Speech Technology is the topic of Conversation

Nagendra Kumar Goel

CEO-GoVivace

Tuesday, October 20, 2015

Forward

Being able to talk to your computer as if it were human has always been considered the ideal computer user experience. Many saw the Star Trek computer as that ultimate computer experience. You talk to the computer; it knows who you are and understands the topic of what you are asking it. It responds with personalized information or asks additional questions to yield optimal information or performs a specific task. This type of user experience can speed search and input processes in a natural, humanized way. To further engage the user, text to speech voice has a personality that makes user experience fun and more likely to engage the user. This is the next generation of user interface, which is commonly referred to as a Conversational User Interface (CUI).

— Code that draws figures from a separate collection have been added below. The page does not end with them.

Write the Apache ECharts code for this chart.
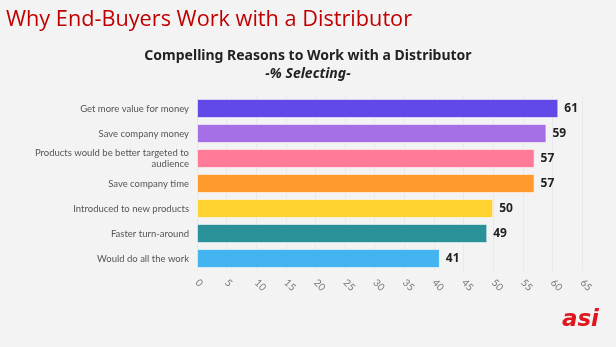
<!DOCTYPE html>
<html>
<head>
<meta charset="utf-8">
<script src="https://cdn.jsdelivr.net/npm/echarts@6/dist/echarts.min.js"></script>
<style>
  html, body { margin: 0; padding: 0; background: #f3f3f3; }
  #chart { width: 616px; height: 347px; }
</style>
</head>
<body>
<div id="chart"></div>
<script>
// Reasons, top to bottom
const reasons = [
  'Get more value for money',
  'Save company money',
  'Products would be better targeted to\naudience',
  'Save company time',
  'Introduced to new products',
  'Faster turn-around',
  'Would do all the work'
];
const percentSelecting = [61, 59, 57, 57, 50, 49, 41];
const barColors = ['#6049e6', '#a570e6', '#ff7b98', '#ff9a2d', '#ffd22f', '#2b9199', '#43b4ef'];
const axisMax = 65;
const axisStep = 5;

const chart = echarts.init(document.getElementById('chart'));

chart.setOption({
  backgroundColor: '#f3f3f3',
  animation: false,
  title: [
    {
      text: 'Why End-Buyers Work with a Distributor',
      left: 1, top: 4,
      textStyle: { color: '#c00000', fontSize: 21.7, fontWeight: 'normal', fontFamily: 'Open Sans' }
    },
    {
      text: 'Compelling Reasons to Work with a Distributor',
      left: 'center', top: 44,
      textStyle: { color: '#222', fontSize: 14, fontWeight: 'bold', fontFamily: 'Noto Sans' }
    },
    {
      text: '-% Selecting-',
      left: 'center', top: 62,
      textStyle: { color: '#222', fontSize: 14, fontWeight: 'bold', fontStyle: 'italic', fontFamily: 'Noto Sans' }
    }
  ],
  grid: { left: 197, right: 34, top: 96, height: 175, containLabel: false },
  xAxis: {
    type: 'value',
    min: 0, max: axisMax, interval: axisStep,
    axisLine: { show: false },
    axisTick: { show: false },
    splitLine: { show: true, lineStyle: { color: '#e9e9e9', width: 1 } },
    axisLabel: {
      rotate: -45, color: '#777', fontSize: 10, fontFamily: 'Lato', margin: 10
    }
  },
  yAxis: {
    type: 'category',
    data: reasons,
    inverse: true,
    axisLine: { show: false },
    axisTick: { show: false },
    axisLabel: {
      color: '#555', fontSize: 9.5, fontFamily: 'Lato', margin: 8, lineHeight: 11, align: 'right'
    }
  },
  series: [{
    type: 'bar',
    data: percentSelecting.map((v, i) => ({
      value: v,
      itemStyle: { color: barColors[i], borderColor: 'rgba(255,255,255,0.55)', borderWidth: 1 }
    })),
    barCategoryGap: '24%',
    label: {
      show: true, position: 'right', distance: 6,
      color: '#222', fontSize: 12, fontWeight: 'bold', fontFamily: 'Noto Sans'
    }
  }],
  graphic: [{
    type: 'text',
    right: 17, bottom: 15,
    style: {
      text: 'asi', fill: '#e0161e', fontSize: 23, fontWeight: 900,
      fontStyle: 'italic', fontFamily: 'DejaVu Sans'
    }
  }]
});
</script>
</body>
</html>
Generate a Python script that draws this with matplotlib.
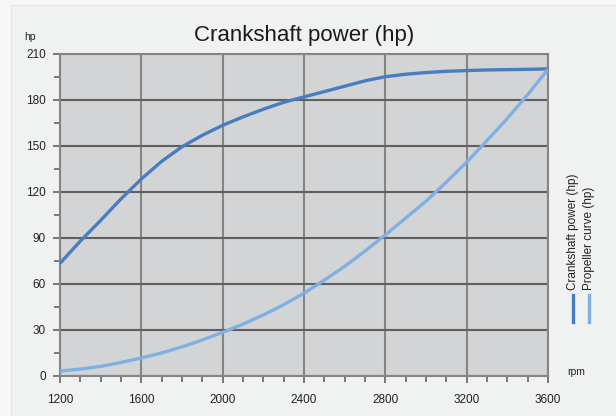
import matplotlib
matplotlib.use("Agg")
import matplotlib.pyplot as plt
from matplotlib.lines import Line2D
from matplotlib.patches import Rectangle
from matplotlib.ticker import MultipleLocator

plt.rcParams["font.family"] = ["Liberation Sans", "DejaVu Sans"]

RPM = [1200, 1300, 1400, 1500, 1600, 1700, 1800, 1900, 2000, 2100, 2200, 2300, 2400,
       2500, 2600, 2700, 2800, 2900, 3000, 3100, 3200, 3300, 3400, 3500, 3600]
CRANKSHAFT_HP = [73.5, 88, 101.5, 115.5, 128.5, 140, 149.5, 157, 163.5, 169, 174, 178.5, 182,
                 185.5, 189, 192.5, 195.2, 196.8, 197.9, 198.7, 199.2, 199.6, 199.8, 200, 200.3]
PROPELLER_HP = [3.2, 4.5, 6.3, 8.8, 11.8, 15, 19, 23.5, 28.5, 33.8, 39.8, 46.5, 54,
                62.5, 71.5, 81.5, 92, 103, 114, 126.5, 139.5, 153.5, 168, 183.5, 200]
SERIES_NAMES = ["Crankshaft power (hp)", "Propeller curve (hp)"]
SERIES_COLORS = ["#4a7dc0", "#80b0e2"]

W, H = 616, 416
fig = plt.figure(figsize=(W / 100, H / 100), dpi=100)
fig.patch.set_facecolor("#f7f7f7")
fig.add_artist(Rectangle((11 / W, 0), 1, 1 - 5 / H, transform=fig.transFigure,
                         facecolor="#f0f1f1", edgecolor="#e4e4e4", lw=0.8, zorder=-1))

ax = fig.add_axes([60 / W, 40 / H, 488 / W, 322 / H])
ax.set_facecolor("#d3d4d6")

ax.plot(RPM, CRANKSHAFT_HP, color=SERIES_COLORS[0], lw=2.4, zorder=3,
        solid_capstyle="butt", solid_joinstyle="round")
ax.plot(RPM, PROPELLER_HP, color=SERIES_COLORS[1], lw=2.4, zorder=3,
        solid_capstyle="butt", solid_joinstyle="round")

ax.set_xlim(1200, 3600)
ax.set_ylim(0, 210)
ax.xaxis.set_major_locator(MultipleLocator(400))
ax.xaxis.set_minor_locator(MultipleLocator(100))
ax.yaxis.set_major_locator(MultipleLocator(30))
ax.yaxis.set_minor_locator(MultipleLocator(15))

ax.grid(True, which="major", axis="y", color="#5f5f5f", lw=1.5, zorder=1)
ax.grid(True, which="major", axis="x", color="#858585", lw=1.5, zorder=1)
ax.set_axisbelow(True)

for side in ["left", "bottom", "top", "right"]:
    ax.spines[side].set_color("#858585")
    ax.spines[side].set_linewidth(1.5)

ax.tick_params(which="both", direction="out", color="#6f6f6f", width=1.3)
ax.tick_params(which="major", length=5, labelsize=8.5, labelcolor="#222222")
ax.tick_params(axis="x", which="major", pad=8)
ax.tick_params(axis="y", which="major", pad=5)
ax.tick_params(which="minor", length=4)

ax.set_title("Crankshaft power (hp)", fontsize=16, color="#1a1a1a", pad=9)
fig.text(30 / W, 1 - 37 / H, "hp", fontsize=7.5, color="#222222",
         ha="center", va="center")
fig.text(576 / W, 1 - 372 / H, "rpm", fontsize=7.5, color="#222222",
         ha="center", va="center")

# legend: vertical lines with rotated labels to the right of the plot
for i, (name, color) in enumerate(zip(SERIES_NAMES, SERIES_COLORS)):
    x = (573 + 16 * i) / W
    fig.add_artist(Line2D([x, x], [1 - 295 / H, 1 - 322 / H],
                          transform=fig.transFigure, color=color, lw=2.4))
    fig.text(x, 1 - 290 / H, name, rotation=90, fontsize=8.5, color="#222222",
             ha="center", va="bottom")

fig.savefig("out.png", dpi=100, facecolor=fig.get_facecolor())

While speech technology has been around for over half a century, in the last decade the accuracies of these systems have inched up to provide an enhanced user experience. Speech recognition is regularly used for transcription, interactive voice response, auto command and control, and information searching on mobile devices. Increases in processing power, storage, cloud computing, and recent developments in deep learning have all contributed to this.

Today's technology can be easily added to web and mobile applications to input information and control the application. On smaller devices, audio is streamed over the Internet to servers that process the audio and convert into text. Yet the process is so seamless that the user doesn't notice the role of the cloud technology. When combined with natural language processing, text can be converted to structured data. For example, patients are interviewed by virtual physicians and nurses about their medical problems. The problems can be spoken by patients or physicians and codified into clinical concepts for diagnosis and analytics.

Smart phones and tablets have stimulated new demand for next generation speech recognition in the form of CUIs. These devices are designed for mobile speech input and benefit tremendously from speech technology, because typing on phones and tablets is difficult. Apple's Siri, Google's speech recognition and Microsoft's Cortana are the first generation CUIs. These applications have been embraced by the average consumer as a new way to interact with their devices. The next phase shall extend the same concept to industry specific mobile applications.

As speech evolves to a conversational interface, the system becomes more intelligent and humanized. Natural language processing technology and unstructured information management software are combined with speech recognition and text to speech to produce a conversational interface. Unstructured information management is used to store personal and topic specific information, which is the core knowledge base used to build the intelligent dialog. Mobile and Internet applications are capturing more personalized. information about the user, her location, the context, and subject matter. This information helps build a profile of the user that can be accessed by the CUI to deliver the information that makes sense given the context, despite an ambiguous question. The CUI knows when more information is needed so that an intelligent question is asked to capture complete information to deliver the best answer or to perform the proper task. Clearly, the user interface of speech enabled applications needs to be built from a user centric perspective rather than the technology, data structure or algorithms.